Imatinib dose was increased in 26.4%. In 44.4% the reason to increase dose was suboptimal response, in 22.2% it was due to loss of response and in 15% it was due to progression of chronic phase to accelerated or blast phase. Imatinib failure rate was 31.2%. Two patients developed tuberculosis and was started on antitubercular drug. One patient lost response to imatinib and other progressed to accelerated phase.
Most common side-effect of imatinib was hypopigmentation, which is seen in in all patients receiving imatinib. Around, 21% of patients suffered from various side-effects of imatinib. seen in The most common side-effect was muscle cramps seen in 32.3%, while 11.7% had oral ulcer, 11.6% had skin rash, 5.6% had gastrointestinal upset, 5.6% had joint pain and 2.9% had pleural effusion.
Imatinib needed to be withheld in 22% due to intolerance to side-effects and thrombocytopenia was the cause in one-third of them. One patient conceived and switched to hydroxyurea as she could not afford other modality of treatment.
We did not find any association of outcome with presenting total leukocyte countTLC, blast or platelet count. Repeated interruption of imatinib was associated with worse outcome. Possibly concurrent administration of antitubercular drug is related to imatinib failure.
Median age of presentation is one decade earlier in our population, with one-fifth of our patients presented below 25 years of age. Hepatosplenomegaly was presenting feature in 71%. Nearly, 81% patients were on imatinib.
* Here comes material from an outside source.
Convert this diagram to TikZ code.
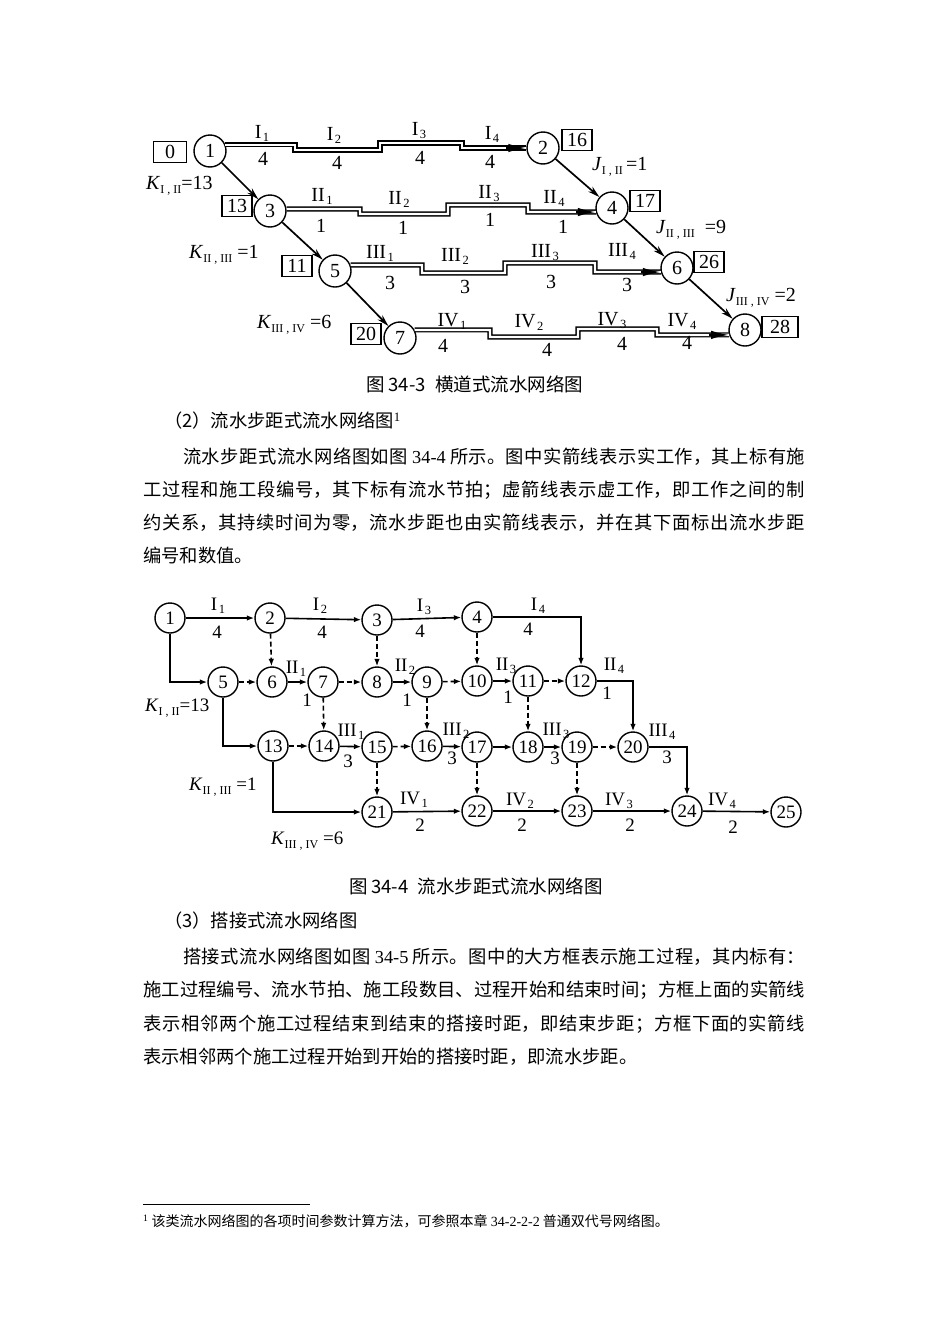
\documentclass[tikz,border=0pt]{standalone}
\usepackage{fontspec}
\setmainfont{Liberation Serif}
\newfontfamily\cjk{Noto Sans CJK SC}
\usetikzlibrary{arrows.meta}
\XeTeXlinebreaklocale "zh"
\XeTeXlinebreakskip=0pt plus 4pt
% roman numeral with a small index, and K/J with a subscript pair
\newcommand{\rs}[2]{#1\kern1.5pt\raisebox{-3pt}{\fontsize{12.5}{12.5}\selectfont #2}}
\newcommand{\kj}[3]{\textit{#1}\raisebox{-4pt}{\fontsize{12}{12}\selectfont #2}#3}
\begin{document}
\begin{tikzpicture}[x=1pt,y=-1pt,
  every node/.style={font=\fontsize{20}{22}\selectfont},
  ev/.style={draw,circle,line width=1.4pt,minimum size=32pt,inner sep=0pt},
  ev2/.style={draw,circle,line width=1.4pt,minimum size=30pt,inner sep=0pt,font=\fontsize{19}{21}\selectfont},
  tbox/.style={draw,line width=1.2pt,minimum width=30pt,minimum height=21pt,inner sep=1pt},
  bar/.style={double,line width=1.4pt,double distance=2.3pt},
  head/.style={-{Latex[length=18pt,width=8.5pt]},line width=1.8pt},
  lag/.style={-{Stealth[length=12pt,width=6.5pt]},line width=1.7pt},
  job/.style={-{Latex[length=7.5pt,width=5.5pt]},line width=1.6pt},
  dum/.style={job,dash pattern=on 5pt off 3pt},
  lab/.style={inner sep=0pt},
  lab2/.style={inner sep=0pt,font=\fontsize{19}{21}\selectfont},
  txt/.style={inner sep=0pt,anchor=west,font=\cjk\fontsize{18.3}{22}\selectfont},
  jus/.style={txt,text width=#1,align=justify}]
\fill[white] (0,0) rectangle (950,1344);
\useasboundingbox (0,0) rectangle (950,1344);

% figure 34-3
\node[ev] (n1) at (210,151) {1};
\node[ev] (n2) at (543,148) {2};
\node[ev] (n3) at (270,211) {3};
\node[ev] (n4) at (612,208) {4};
\node[ev] (n5) at (335,271) {5};
\node[ev] (n6) at (677,268) {6};
\node[ev] (n7) at (400,338) {7};
\node[ev] (n8) at (745,330) {8};
\node[tbox,minimum width=33pt] (t1) at (170,152) {0};
\node[tbox] (t3) at (237,206) {13};
\node[tbox] (t5) at (297,266) {11};
\node[tbox] (t7) at (366,334) {20};
\node[tbox] (t2) at (577,140) {16};
\node[tbox] (t4) at (645,201) {17};
\node[tbox] (t6) at (709,262) {26};
\node[tbox,minimum width=36pt] (t8) at (780,327) {28};

\draw[bar] (n1.22) -| (295,150) -| (380,143) -| (462,148) -- (n2.west);
\draw[bar] (n3.7) -| (360,214) -| (448,205) -| (528,212) -- (n4.194);
\draw[bar] (n5.21) -| (422,273) -| (505,263) -| (595,272) -- (n6.194);
\draw[bar] (n7.29) -| (490,337) -| (578,329) -| (657,335) -- (n8.197);
\draw[head] ([xshift=-20pt]n2.west) -- (n2.west);
\draw[head] ([xshift=-20pt]n4.194) -- (n4.194);
\draw[head] ([xshift=-20pt]n6.194) -- (n6.194);
\draw[head] ([xshift=-20pt]n8.197) -- (n8.197);

\draw[lag] (n1) -- (n3);
\draw[lag] (n3) -- (n5);
\draw[lag] (n5) -- (n7);
\draw[lag] (n2) -- (n4);
\draw[lag] (n4) -- (n6);
\draw[lag] (n6) -- (n8);

\foreach \x/\y/\t [count=\i] in {262/133/{\rs{I}{1}}, 263/159/4, 334/135/{\rs{I}{2}}, 337/163/4,
    419/131/{\rs{I}{3}}, 420/158/4, 492/134/{\rs{I}{4}}, 490/162/4,
    322/196/{\rs{II}{1}}, 321/226/1, 399/199/{\rs{II}{2}}, 403/228/1,
    489/194/{\rs{II}{3}}, 490/220/1, 554/198/{\rs{II}{4}}, 563/227/1,
    380/253/{\rs{III}{1}}, 390/283/3, 455/256/{\rs{III}{2}}, 465/287/3,
    545/253/{\rs{III}{3}}, 551/282/3, 622/251/{\rs{III}{4}}, 627/285/3,
    452/321/{\rs{IV}{1}}, 443/346/4, 529/322/{\rs{IV}{2}}, 547/350/4,
    612/321/{\rs{IV}{3}}, 622/344/4, 682/321/{\rs{IV}{4}}, 687/343/4}
  \node[lab] (a\i) at (\x,\y) {\t};

\node[lab,anchor=west] (k12) at (146,186) {\kj{K}{I , II}{=13}};
\node[lab,anchor=west] (k23) at (189,255) {\kj{K}{II , III}{\ =1}};
\node[lab,anchor=west] (k34) at (257,325) {\kj{K}{III , IV}{\ =6}};
\node[lab,anchor=west] (j12) at (592,167) {\kj{J}{I , II}{\,=1}};
\node[lab,anchor=west] (j23) at (656,230) {\kj{J}{II , III}{\ \ =9}};
\node[lab,anchor=west] (j34) at (726,298) {\kj{J}{III , IV}{\ =2}};

\node[txt,anchor=center,font=\cjk\fontsize{18.5}{22}\selectfont] (cap3) at (475,384) {图\,34-3\enspace 横道式流水网络图};
\node[txt] (h2) at (164,421) {（2）流水步距式流水网络图\textsuperscript{\rmfamily 1}};
\node[jus=622pt] (p1a) at (183,457) {\parfillskip=0pt 流水步距式流水网络图如图 {\rmfamily 34-4} 所示。图中实箭线表示实工作，其上标有施\par};
\node[jus=662pt] (p1b) at (143,490) {\parfillskip=0pt 工过程和施工段编号，其下标有流水节拍；虚箭线表示虚工作，即工作之间的制\par};
\node[jus=662pt] (p1c) at (143,523) {\parfillskip=0pt 约关系，其持续时间为零，流水步距也由实箭线表示，并在其下面标出流水步距\par};
\node[txt] (p1d) at (143,556) {编号和数值。};

% figure 34-4
\node[ev2] (m1) at (170,618) {1};
\node[ev2] (m2) at (270,618) {2};
\node[ev2] (m3) at (377,620) {3};
\node[ev2] (m4) at (477,617) {4};
\node[ev2] (m5) at (223,682) {5};
\node[ev2] (m6) at (272,682) {6};
\node[ev2] (m7) at (323,682) {7};
\node[ev2] (m8) at (377,682) {8};
\node[ev2] (m9) at (427,682) {9};
\node[ev2] (m10) at (477,681) {10};
\node[ev2] (m11) at (528,681) {11};
\node[ev2] (m12) at (581,681) {12};
\node[ev2] (m13) at (273,746) {13};
\node[ev2] (m14) at (324,746) {14};
\node[ev2] (m15) at (377,747) {15};
\node[ev2] (m16) at (427,746) {16};
\node[ev2] (m17) at (477,747) {17};
\node[ev2] (m18) at (528,747) {18};
\node[ev2] (m19) at (577,747) {19};
\node[ev2] (m20) at (633,747) {20};
\node[ev2] (m21) at (377,812) {21};
\node[ev2] (m22) at (477,811) {22};
\node[ev2] (m23) at (577,811) {23};
\node[ev2] (m24) at (687,811) {24};
\node[ev2] (m25) at (786,812) {25};

\foreach \a/\b in {m1/m2, m2/m3, m3/m4, m6/m7, m8/m9, m10/m11, m14/m15, m16/m17,
    m17/m18, m18/m19, m21/m22, m22/m23, m23/m24, m24/m25}
  \draw[job] (\a) -- (\b);
\draw[job] (m4) -| (m12);
\draw[job] (m12) -| (m20);
\draw[job] (m20) -| (m24);
\draw[job] (m1) |- (m5);
\draw[job] (m5) |- (m13);
\draw[job] (m13) |- (m21);
\foreach \a/\b in {m2/m6, m3/m8, m4/m10, m5/m6, m7/m8, m9/m10, m11/m12, m7/m14,
    m9/m16, m11/m18, m13/m14, m15/m16, m19/m20, m15/m21, m17/m22, m19/m23}
  \draw[dum] (\a) -- (\b);

\foreach \x/\y/\t [count=\i] in {218/606/{\rs{I}{1}}, 217/632/4, 320/606/{\rs{I}{2}}, 322/632/4,
    424/607/{\rs{I}{3}}, 420/631/4, 538/606/{\rs{I}{4}}, 528/629/4,
    296/669/{\rs{II}{1}}, 307/700/1, 405/667/{\rs{II}{2}}, 407/700/1,
    506/666/{\rs{II}{3}}, 508/697/1, 614/666/{\rs{II}{4}}, 607/693/1,
    351/732/{\rs{III}{1}}, 348/761/3, 456/731/{\rs{III}{2}}, 452/758/3,
    556/731/{\rs{III}{3}}, 555/758/3, 662/732/{\rs{III}{4}}, 667/757/3,
    414/800/{\rs{IV}{1}}, 420/825/2, 520/801/{\rs{IV}{2}}, 522/825/2,
    619/801/{\rs{IV}{3}}, 630/825/2, 722/801/{\rs{IV}{4}}, 733/827/2}
  \node[lab2] (b\i) at (\x,\y) {\t};

\node[lab2,anchor=west] (q12) at (145,708) {\kj{K}{I , II}{=13}};
\node[lab2,anchor=west] (q23) at (189,787) {\kj{K}{II , III}{\ =1}};
\node[lab2,anchor=west] (q34) at (271,841) {\kj{K}{III , IV}{\ =6}};

\node[txt,anchor=center,font=\cjk\fontsize{18.5}{22}\selectfont] (cap4) at (476,886) {图\,34-4\enspace 流水步距式流水网络图};
\node[txt] (h3) at (164,921) {（3）搭接式流水网络图};
\node[jus=622pt] (p2a) at (183,957) {\parfillskip=0pt 搭接式流水网络图如图 {\rmfamily 34-5} 所示。图中的大方框表示施工过程，其内标有：\par};
\node[jus=662pt] (p2b) at (143,990) {\parfillskip=0pt 施工过程编号、流水节拍、施工段数目、过程开始和结束时间；方框上面的实箭线\par};
\node[jus=662pt] (p2c) at (143,1024) {\parfillskip=0pt 表示相邻两个施工过程结束到结束的搭接时距，即结束步距；方框下面的实箭线\par};
\node[txt] (p2d) at (143,1057) {表示相邻两个施工过程开始到开始的搭接时距，即流水步距。};

% footnote
\draw[line width=0.8pt] (143,1204) -- (310,1204);
\node[txt,font=\cjk\fontsize{14}{16}\selectfont] (fn) at (143,1221) {\textsuperscript{\rmfamily 1} 该类流水网络图的各项时间参数计算方法，可参照本章 {\rmfamily 34-2-2-2} 普通双代号网络图。};
\end{tikzpicture}
\end{document}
Nearly 70.5% of patients on imatinib achieved CHR. 44.6% achieved clinical remission with hydroxyurea and 39.2% achieved CHR. May be it is too early to write the death sentence of hydroxyurea in the management of CML in poor patients. There was no association with presenting TLC, blast or platelet count with the response to imatinib. However, recurrent interruption of imatinib and co-administration of anti-tubercular drug was associated with imatinib failure.